Perhaps it sounds like I intentionally lied. I didn’t. “Denial” is probably a better way of putting it. I simply hadn’t grown up enough to put on the lenses of acceptance yet. I was still trying to live up to the expectations and ideals that I wanted to be true for me.
Though I’d grown up enough to recognize the denial and idealism that guided my personality test answers, I still had a long way to go before I realized how this same wrongful thinking affected motherhood and the educational model I wanted for our kids.
I can still easily recall the visions I had for our homeschool. Visions of meaningful interaction all day long. Visions of delightful teaching opportunities throughout the day. We’ll learn about fractions when we cook! We’ll do math at the grocery store!
Ironically, it was the constant interaction that took years off my life. It was the ridiculous expectation that kept me trying to be someone I wasn’t even though it was killing me. I got to the point where I did not even attempt to go to the grocery store with all of my kids, let alone do math with them while we shopped. This introverted homeschool mom was desperate for a break from the tiny humans who were never at a shortage for words.
Husband: Sooo….we’re having graham crackers for dinner?
Me: Yes. Eating an actual meal required taking our children to Walmart. So I chose a supper of crackers. For the win.
We were years into homeschooling before I began to reconcile the real with the ideal. Things would have been so much easier if I’d worked with my personality instead of fighting against it.
We remain open to any educational alternative that one or all of our children may need down the road. But if public school ceases to be an okay option for someone and I homeschool again, I’ll do it differently. We’ll choose a way that puts less of the teaching burden on me. I’ll get paid in currency that matters. Marriage, wholeness, and mental health will be priorities.
Virtually all of our decisions about education revolve around the children — what’s “best” for them. But I submit that if the parent is excessively taxed and stressed, it’s not the best option, no matter how great it may be for the kids. This is true whether our kids are in public, private, or home-school.
I realize that being a mom is sacrificial by nature. We serve and sacrifice and surrender and then we get up the next day and do it all over again. It’s part of the job description and we’re fueled by a love that’s buried deep within our parental DNA. But rest and balance still matter. We live like they’re negotiable but eventually, we’ll have to pay the debt.
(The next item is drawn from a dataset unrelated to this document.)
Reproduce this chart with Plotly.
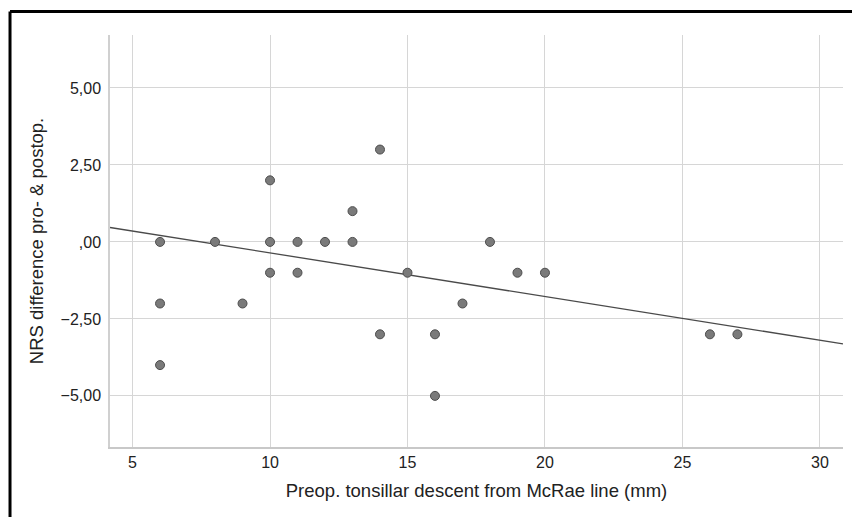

During my post-homeschool season of intentional rest, I wrote these words:
When you’re too off-balance for too long, when a good thing ceases to be a feasible thing, perhaps it’s time to acknowledge your real self and accept your real limits. It doesn’t mean you’ve failed. And it certainly doesn’t mean you don’t measure up to the mom who seems to be rocking the very thing you can’t get together. It simply means you’re unique. And so is your family. It also means you’re human.
Be honest about your life, your season, your limits, and your God-given personality. They’re far more important variables than you may think.
But first, take off that tattered superhero cape and go take a nap.
What about you? Do you find yourself fighting against your personality and your limits instead of embracing them as part of the equation?